Ringfort (Cashel), Tullowbrin, Co. Kilkenny
Co. Kilkenny |
Ringforts
A stone enclosure sitting in a gentle hollow in Kilkenny farmland goes by two identities, and they contradict each other rather interestingly.
Locally it is called Butler's Folly, attributed to a James Butler who supposedly constructed it in the early nineteenth century. But the structure itself tells a different story: this is a cashel, a type of early medieval ringfort built from dry-stone walling rather than the earthen banks more commonly associated with the form, and it displays none of the hallmarks of a Victorian eccentric's landscaping project.
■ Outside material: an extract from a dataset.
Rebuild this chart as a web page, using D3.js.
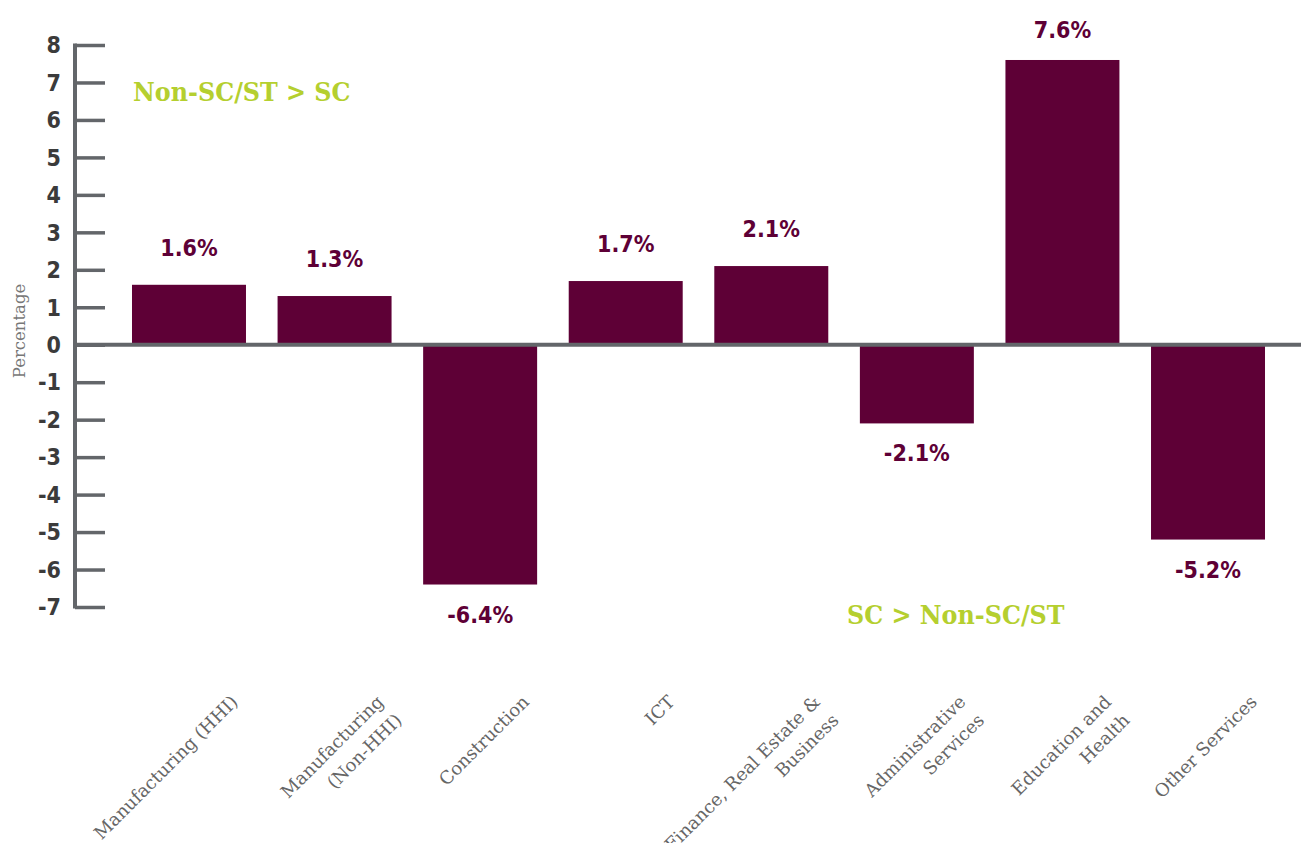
<!DOCTYPE html>
<html>
<head>
<meta charset="utf-8">
<script src="https://cdn.jsdelivr.net/npm/d3@7"></script>
<style>
  body { margin: 0; background: #fff; }
  .tick-label { font-family: "DejaVu Sans Condensed", "DejaVu Sans", sans-serif; font-weight: bold; font-size: 23px; fill: #3b3b3b; }
  .value { font-family: "DejaVu Sans Condensed", "DejaVu Sans", sans-serif; font-weight: bold; font-size: 23px; fill: #5e0036; }
  .cat { font-family: "DejaVu Serif", serif; font-size: 18px; fill: #666; }
  .ytitle { font-family: "DejaVu Serif", serif; font-size: 16.5px; fill: #777; }
  .note { font-family: "DejaVu Serif Condensed", "DejaVu Serif", serif; font-weight: bold; font-size: 26.5px; fill: #b5cf2f; }
</style>
</head>
<body>
<svg width="1301" height="843"></svg>
<script>
// data
var categories = ["Manufacturing (HHI)", "Manufacturing (Non-HHI)", "Construction", "ICT",
                  "Finance, Real Estate & Business", "Administrative Services", "Education and Health", "Other Services"];
// regels van de as-labels
var categoryLines = [["Manufacturing (HHI)"], ["Manufacturing", "(Non-HHI)"], ["Construction"], ["ICT"],
                     ["Finance, Real Estate &", "Business"], ["Administrative", "Services"], ["Education and", "Health"], ["Other Services"]];
var values = [1.6, 1.3, -6.4, 1.7, 2.1, -2.1, 7.6, -5.2];
var yTicks = [8, 7, 6, 5, 4, 3, 2, 1, 0, -1, -2, -3, -4, -5, -6, -7];

var svg = d3.select("svg");
var axisColor = "#63666a";

var x = d3.scaleBand()
    .domain(categories)
    .range([116.2, 1280.8])
    .paddingInner(0.217)
    .paddingOuter(0.1085);

var y = d3.scaleLinear().domain([-7, 8]).range([607, 45]);

// balken
svg.selectAll(".bar")
    .data(values)
    .enter().append("rect")
    .attr("class", "bar")
    .attr("x", function(d, i) { return x(categories[i]); })
    .attr("width", x.bandwidth())
    .attr("y", function(d) { return y(Math.max(0, d)); })
    .attr("height", function(d) { return Math.abs(y(d) - y(0)); })
    .attr("fill", "#5e0036");

// y-as
var yAxis = svg.append("g")
    .attr("transform", "translate(75,0)")
    .call(d3.axisRight(y).tickValues(yTicks).tickSize(30).tickFormat(""));
yAxis.select(".domain").remove();
yAxis.selectAll(".tick line").attr("stroke", axisColor).attr("stroke-width", 3.5);

svg.append("line")
    .attr("x1", 75).attr("x2", 75)
    .attr("y1", y(8) - 1.5).attr("y2", y(-7) + 1.5)
    .attr("stroke", axisColor).attr("stroke-width", 4);

svg.selectAll(".tick-label")
    .data(yTicks)
    .enter().append("text")
    .attr("class", "tick-label")
    .attr("x", 61)
    .attr("y", function(d) { return y(d); })
    .attr("dy", "0.36em")
    .attr("text-anchor", "end")
    .text(function(d) { return d; });

// nul-lijn
svg.append("line")
    .attr("x1", 75).attr("x2", 1301)
    .attr("y1", y(0)).attr("y2", y(0))
    .attr("stroke", axisColor).attr("stroke-width", 4);

// waarde labels
svg.selectAll(".value")
    .data(values)
    .enter().append("text")
    .attr("class", "value")
    .attr("x", function(d, i) { return x(categories[i]) + x.bandwidth() / 2; })
    .attr("y", function(d) { return d >= 0 ? Math.max(y(d) - 29, 38) : y(d) + 38; })
    .attr("text-anchor", "middle")
    .text(function(d) { return d.toFixed(1) + "%"; });

// as-labels, gedraaid
var cat = svg.selectAll(".cat")
    .data(categoryLines)
    .enter().append("text")
    .attr("class", "cat")
    .attr("text-anchor", "end")
    .attr("transform", function(d, i) {
        return "translate(" + (x(categories[i]) + x.bandwidth() / 2 + 50) + ",703) rotate(-45)";
    });
cat.selectAll("tspan")
    .data(function(d) { return d; })
    .enter().append("tspan")
    .attr("x", 0)
    .attr("dy", function(d, i) { return i === 0 ? 0 : 26; })
    .text(function(d) { return d; });

// y-as titel
svg.append("text")
    .attr("class", "ytitle")
    .attr("transform", "translate(25,331) rotate(-90)")
    .attr("text-anchor", "middle")
    .text("Percentage");

// annotaties
svg.append("text").attr("class", "note").attr("x", 133).attr("y", 101).text("Non-SC/ST > SC");
svg.append("text").attr("class", "note").attr("x", 847).attr("y", 624).text("SC > Non-SC/ST");
</script>
</body>
</html>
The cashel is substantially intact, with an internal diameter of sixteen metres and walls that run to six and a half metres thick, standing between 1.3 and two metres in height depending on which face you measure. The outer wall has been robbed over time, leaving a sloping spread of collapsed stone rubble, but the interior survives well. The eastern entrance is particularly telling: just over half a metre wide, it is faced with carefully coursed slabs and retains a pair of small corbels, projecting from the passage walls at a height of roughly twenty to thirty centimetres. Corbels of this kind, small stone brackets built into a wall, are thought to have supported some form of barrier or gate fitting, which gives a sense of how deliberately engineered this threshold once was. A second possible cashel adjoins the structure to the north-east. The site does not appear on the Ordnance Survey six-inch first edition maps, which complicates the Butler's Folly story rather than resolves it; the absence from those mid-nineteenth century maps could suggest the structure predates the survey, or simply that it was overlooked, but it does nothing to support a confident attribution to any named builder. What remains is a well-preserved enclosure with a locally invented biography sitting uneasily alongside its stonework.